Indeed, wretched-excess has gone on a rant, but in his defense, wisdom on this thread is not high. If we understand that oil is a finite resource, then why can we not understand that other resources, too, are finite. Only when resources are used at a rate less than replenishment is activity sustainable.
And that takes us to the crux: Our civilization uses more energy per day than comes to us from ANY combination of sources. Coal, oil, uranium--these are all drawing on the past to try to EXCEED sustainability. We can do it--indeed we have done it--but only temporarily. Our civilization is absolutely guaranteed to end, and all our quick fixes are just a junky who has run out of heroin mainlining ludes. It is sure to end badly.
Some people take offense at the idea of living like our ancestors. The truth is, we could do worse. Mid paleolithic people had a ten-hour work week, plentiful food (most of the time) and a network of meaningful relationships. Yes, frankly, their life was physically arduous, but humans are designed for that.
Of course, our life is comfortable, but that is not what is at stake. What is at stake is the simple fact that our comfortable way of life is going to end, and the most likely scenerio for its ending--a frantic consumption to exhaustion of available resources--will leave a desertified world with MUCH fewer survival possibilities than were offered to our paleolithic ancestors.

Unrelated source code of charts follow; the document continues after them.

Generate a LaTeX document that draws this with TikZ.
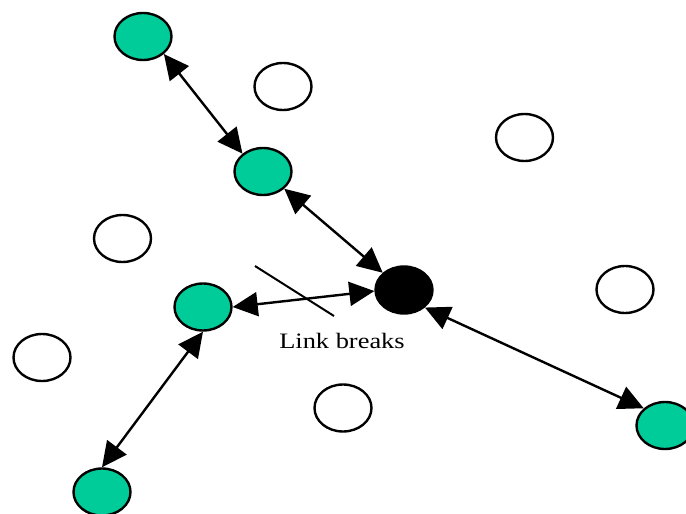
\documentclass[tikz,border=0pt]{standalone}
\usepackage{fontspec}
\setmainfont{Liberation Serif}
\usetikzlibrary{arrows.meta,shapes.geometric}
\definecolor{nodegreen}{RGB}{0,204,153}
\tikzset{
  host/.style={ellipse, draw=black, line width=2.4pt, minimum width=57pt,
    minimum height=47pt, inner sep=0pt},
  active/.style={host, fill=nodegreen},
  idle/.style={host, fill=white},
  source/.style={host, fill=black},
  link/.style={line width=2.4pt, {Triangle[length=25pt 0 0,width=24pt 0 0]}-{Triangle[length=25pt 0 0,width=24pt 0 0]}},
  cut/.style={line width=2pt}
}
\begin{document}
\begin{tikzpicture}[x=1pt,y=-1pt]
\useasboundingbox (0,0) rectangle (686,514);
% mobile hosts
\node[active] (g1) at (143,36.5) {};
\node[active] (g2) at (263,171.5) {};
\node[active] (g3) at (203,307) {};
\node[active] (g4) at (102,492) {};
\node[active] (g5) at (665,425.5) {};
\node[source] (s) at (404,290) {};
\node[idle] (w1) at (283,86.5) {};
\node[idle] (w2) at (524.5,137.5) {};
\node[idle] (w3) at (122.5,238.5) {};
\node[idle] (w4) at (625,289.5) {};
\node[idle] (w5) at (42,357.5) {};
\node[idle] (w6) at (343,408) {};
% links
\draw[link] (g1.-40) -- (g2.139);
\draw[link] (g2.-39) -- (s.141);
\draw[link] (g3.0) -- (s.182);
\draw[link] (s.-40) -- (g5.141);
\draw[link] (g3.south) -- (g4.north);
% broken link marker
\coordinate (c1) at (255,266);
\coordinate (c2) at (334,316);
\draw[cut] (c1) -- (c2);
\node[anchor=base, inner sep=0pt] (lbl) at (342,348)
  {\scalebox{1.2}[1]{\fontsize{22}{22}\selectfont Link breaks}};
\end{tikzpicture}
\end{document}
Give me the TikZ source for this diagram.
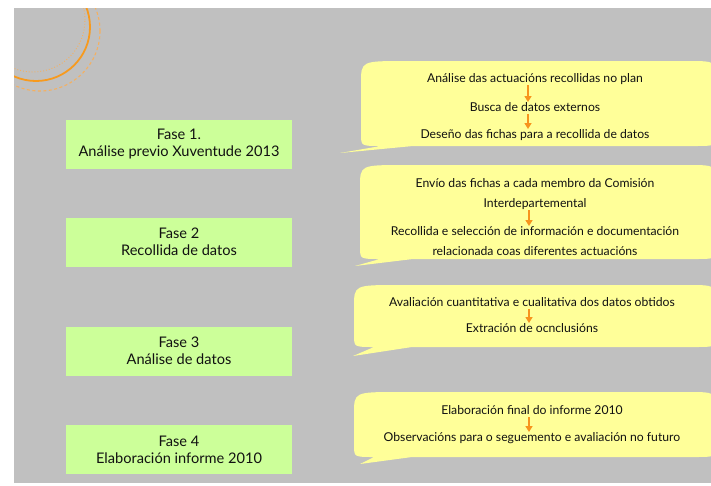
\documentclass[tikz,border=0pt]{standalone}
\usepackage{fontspec}
\setmainfont{Lato}
\usetikzlibrary{arrows.meta}
\definecolor{bg}{HTML}{C0C0C0}
\definecolor{fasegreen}{HTML}{CCFF99}
\definecolor{calloutyellow}{HTML}{FFFF99}
\definecolor{arroworange}{HTML}{F7941D}
\definecolor{ringorange}{HTML}{F79A1E}
\definecolor{ringlight}{HTML}{F5B060}
\definecolor{txt}{HTML}{111111}
\newcommand\mycallout[7]{%
  \fill[calloutyellow] (#5,#6) -- (#7,#4) -- (#3-22,#4) .. controls (#3,#4) .. (#3,#4-12)
    -- (#3,#2+18) .. controls (#3,#2) .. (#3-30,#2) -- (#1+45,#2)
    .. controls (#1,#2) .. (#1,#2+22) -- (#1,#4-12) .. controls (#1,#4) .. (#1+20,#4) -- cycle;}
\begin{document}
\begin{tikzpicture}[x=1pt,y=-1pt,
  fase/.style={fill=fasegreen, text=txt, minimum width=226pt, minimum height=49pt,
    align=center, inner sep=0pt, font=\fontsize{14.6}{17}\selectfont},
  ctext/.style={text=txt, inner sep=0pt, text height=8pt, text depth=2pt, outer sep=1pt,
    font=\fontsize{12.2}{14}\selectfont},
  arr/.style={draw=arroworange, line width=2pt, -{Triangle[width=7pt,length=6pt]}}]
\useasboundingbox (0,0) rectangle (711,485);
\fill[bg] (14,8) rectangle (711,483);
\begin{scope}
  \clip (14,8) rectangle (711,483);
  \draw[ringlight, line width=0.9pt, dotted] (33,20) circle[radius=52pt];
  \draw[ringorange, line width=1.8pt] (36,27) circle[radius=54pt];
  \draw[ringlight, line width=1.1pt, dash pattern=on 3pt off 2.5pt] (40,31) circle[radius=60pt];
  % callouts
  \mycallout{361}{61}{716}{146}{340}{153}{413}
  \mycallout{360}{165}{716}{259}{355}{266}{413}
  \mycallout{354}{285}{716}{347}{353}{356}{412}
  \mycallout{354}{392}{716}{457}{360}{464}{412}
\end{scope}
% phase boxes
\node[fase] (f1) at (179,144.5) {Fase 1.\\Análise previo Xuventude 2013};
\node[fase] (f2) at (179,242) {Fase 2\\Recollida de datos};
\node[fase] (f3) at (179,351) {Fase 3\\Análise de datos};
\node[fase] (f4) at (179,449.5) {Fase 4\\Elaboración informe 2010};
% callout 1
\node[ctext] (a1) at (535,79) {Análise das actuacións recollidas no plan};
\node[ctext] (a2) at (535,108) {Busca de datos externos};
\node[ctext] (a3) at (535,135) {Deseño das fichas para a recollida de datos};
\draw[arr] ([xshift=-7pt]a1.south) -- ([xshift=-7pt]a2.north);
\draw[arr] ([xshift=-7pt]a2.south) -- ([xshift=-7pt]a3.north);
% callout 2
\node[ctext] (b1) at (535,184) {Envío das fichas a cada membro da Comisión};
\node[ctext] (b2) at (535,204) {Interdepartemental};
\node[ctext] (b3) at (535,232) {Recollida e selección de información e documentación};
\node[ctext] (b4) at (535,252) {relacionada coas diferentes actuacións};
\draw[arr] ([xshift=-6pt]b2.south) -- ([xshift=-6pt]b3.north);
% callout 3
\node[ctext] (c1) at (532,303) {Avaliación cuantitativa e cualitativa dos datos obtidos};
\node[ctext] (c2) at (532,329) {Extración de ocnclusións};
\draw[arr] ([xshift=-3pt]c1.south) -- ([xshift=-3pt]c2.north);
% callout 4
\node[ctext] (d1) at (532,411) {Elaboración final do informe 2010};
\node[ctext] (d2) at (532,438) {Observacións para o seguemento e avaliación no futuro};
\draw[arr] ([xshift=-3pt]d1.south) -- ([xshift=-3pt]d2.north);
\end{tikzpicture}
\end{document}
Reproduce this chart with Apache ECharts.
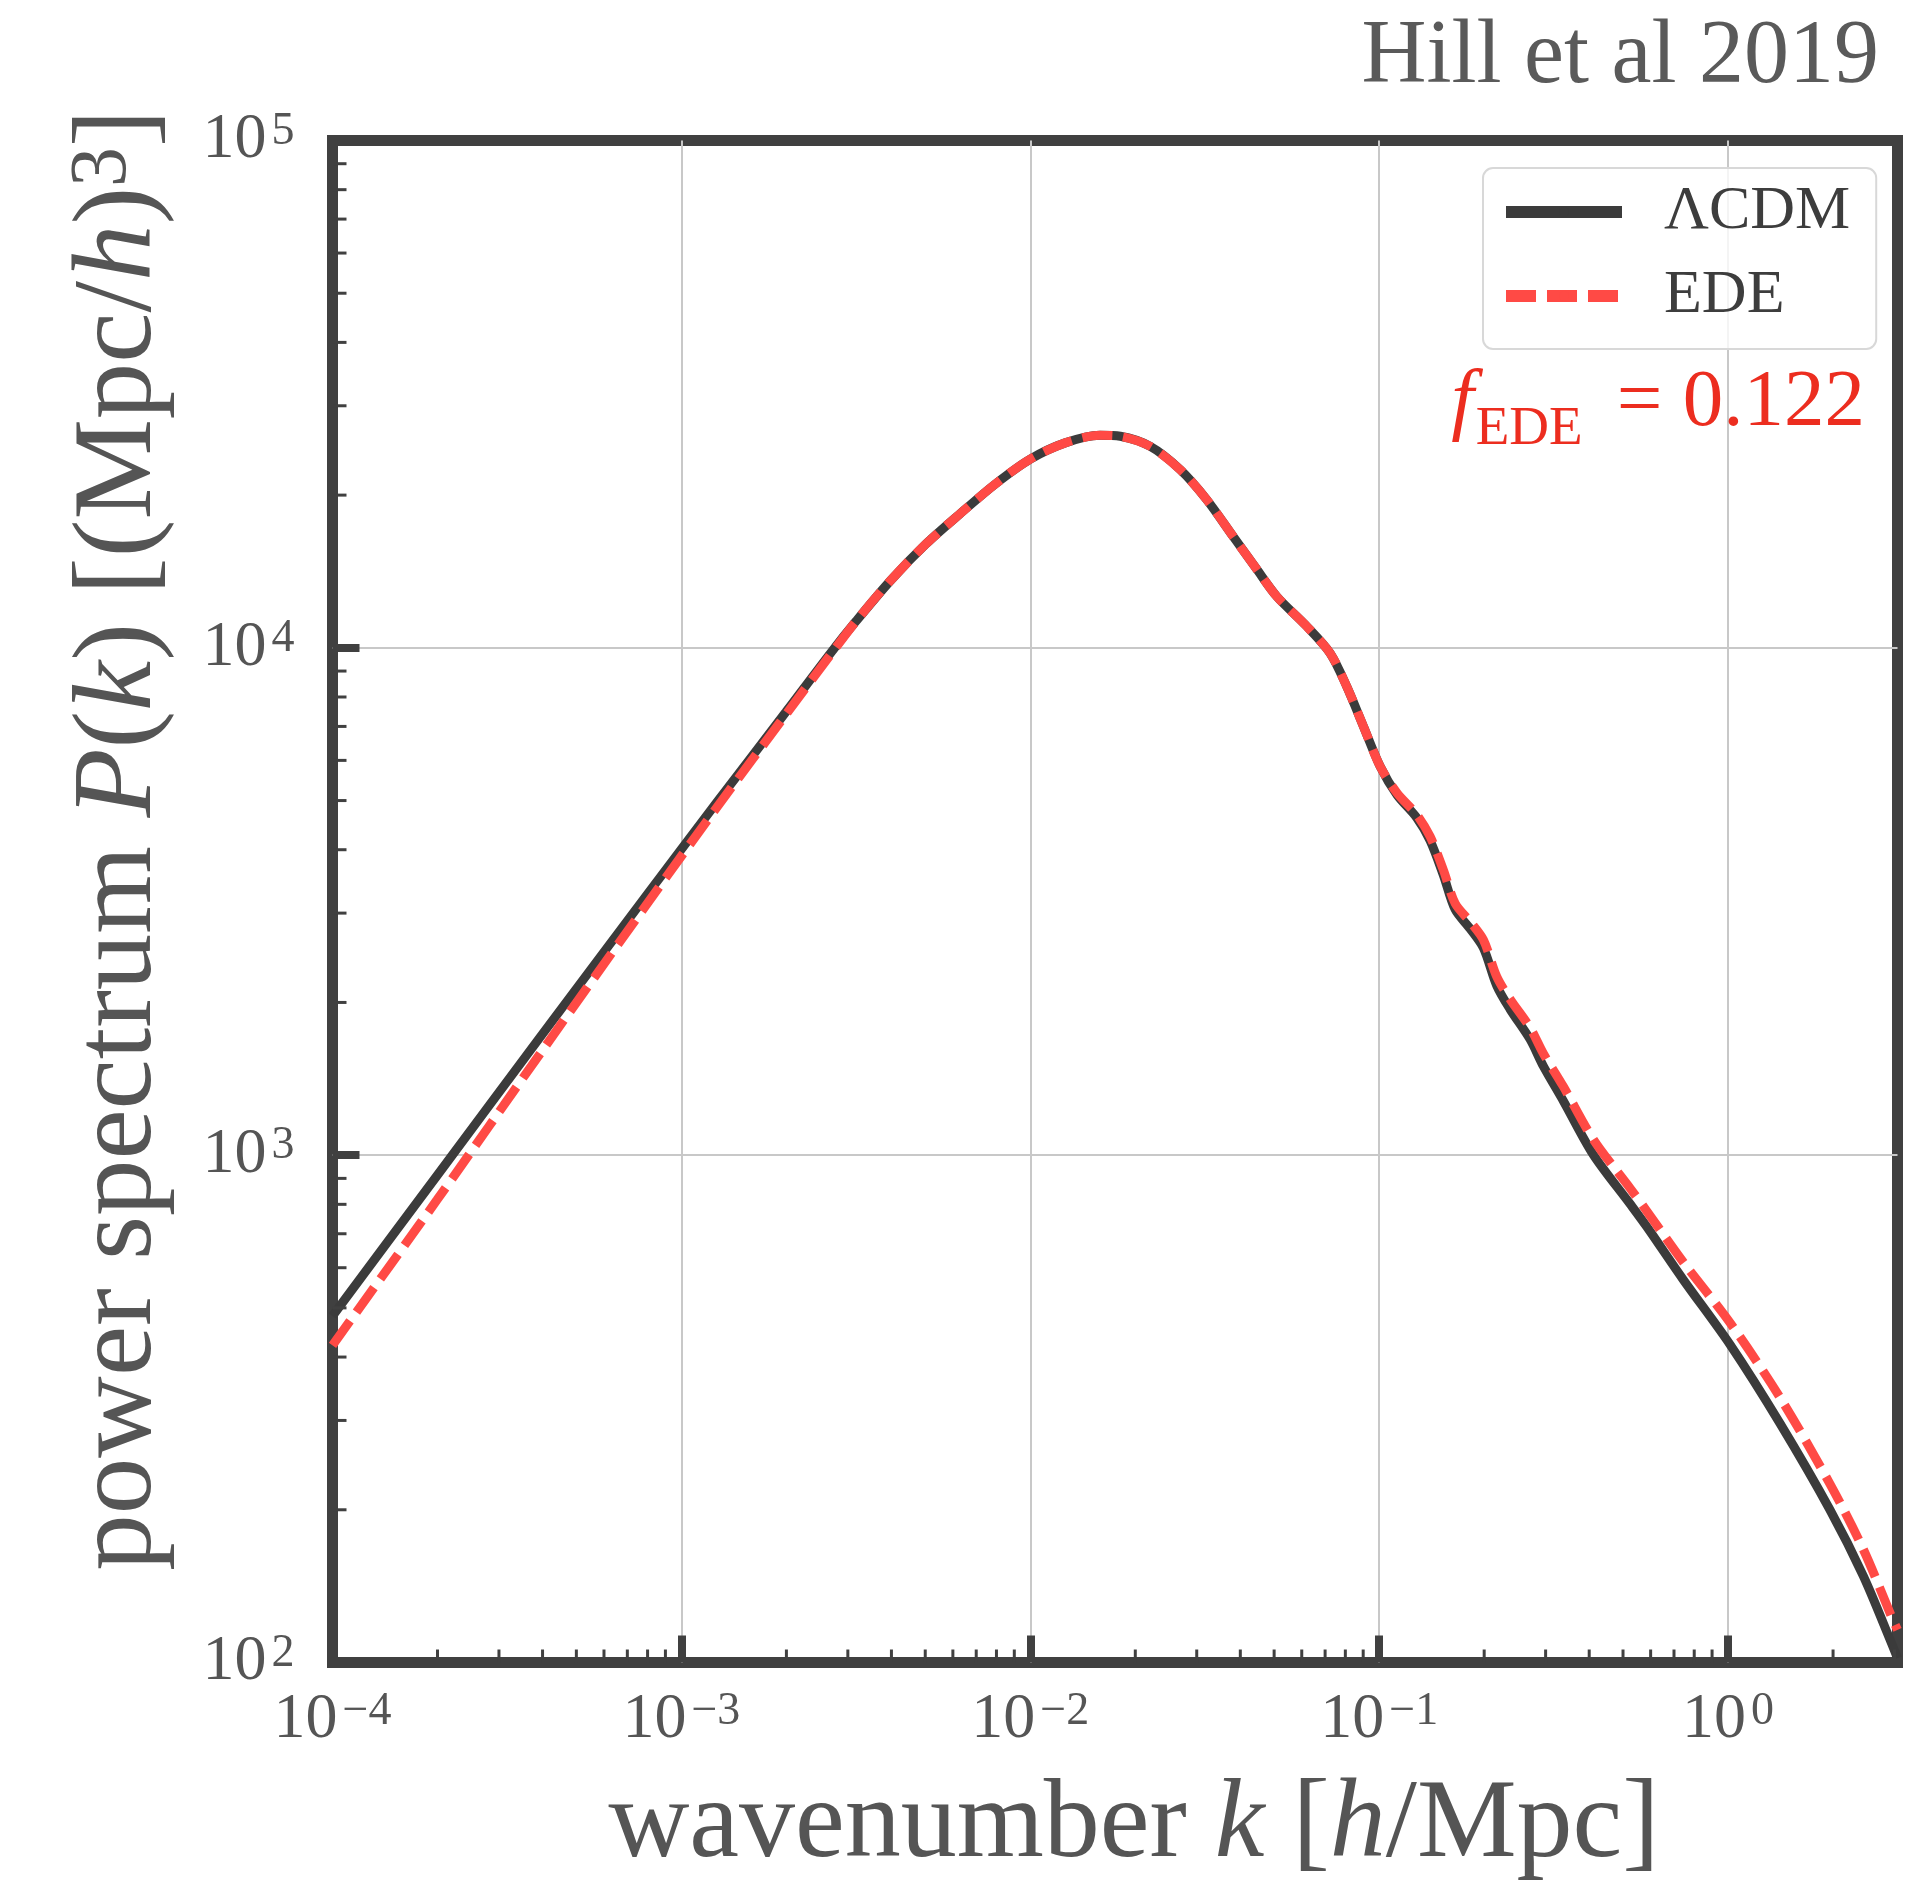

The most likely model for US is Easter Island. It would be very good to avoid doing what they did, but at this moment Easter Island is certainly what we are collectively trying for. It would be a mistake.
Nuclear power of course consumes large quantities of non-nuclear energy in plant construction, and in many peripheral activities. But the heart of the problem is that it is a literal dead end. When we say that the waste disposal is unsolved--after more than fifty years!--why would you understand that it will BE solved the day after tomorrow? Between the known laws of physics and nuclear energy's own history, the odds are that it will not. Ever. By the way, do you understand the effects of elevated radiation on human beings? Cancer is the least. Birth defects and immune disease are the real problems, and they never end. Unlike cockroaches and most other insects, humans just are not designed for the world we are invoking when we consider nuclear power. The outlook for cockroaches is good. The outlook for humans is not--and nothing will reduce our long term prospects more permanently or thoroughly than the nuclear route.
There is an attitude on this thread which just leaves me shaking my head--that we can tell nature what to do. Are you nuts? I can assure you it is the other way around, as we will learn, the easy way or the hard way. We can comply with nature's constraints, or we can die. It's a free choice.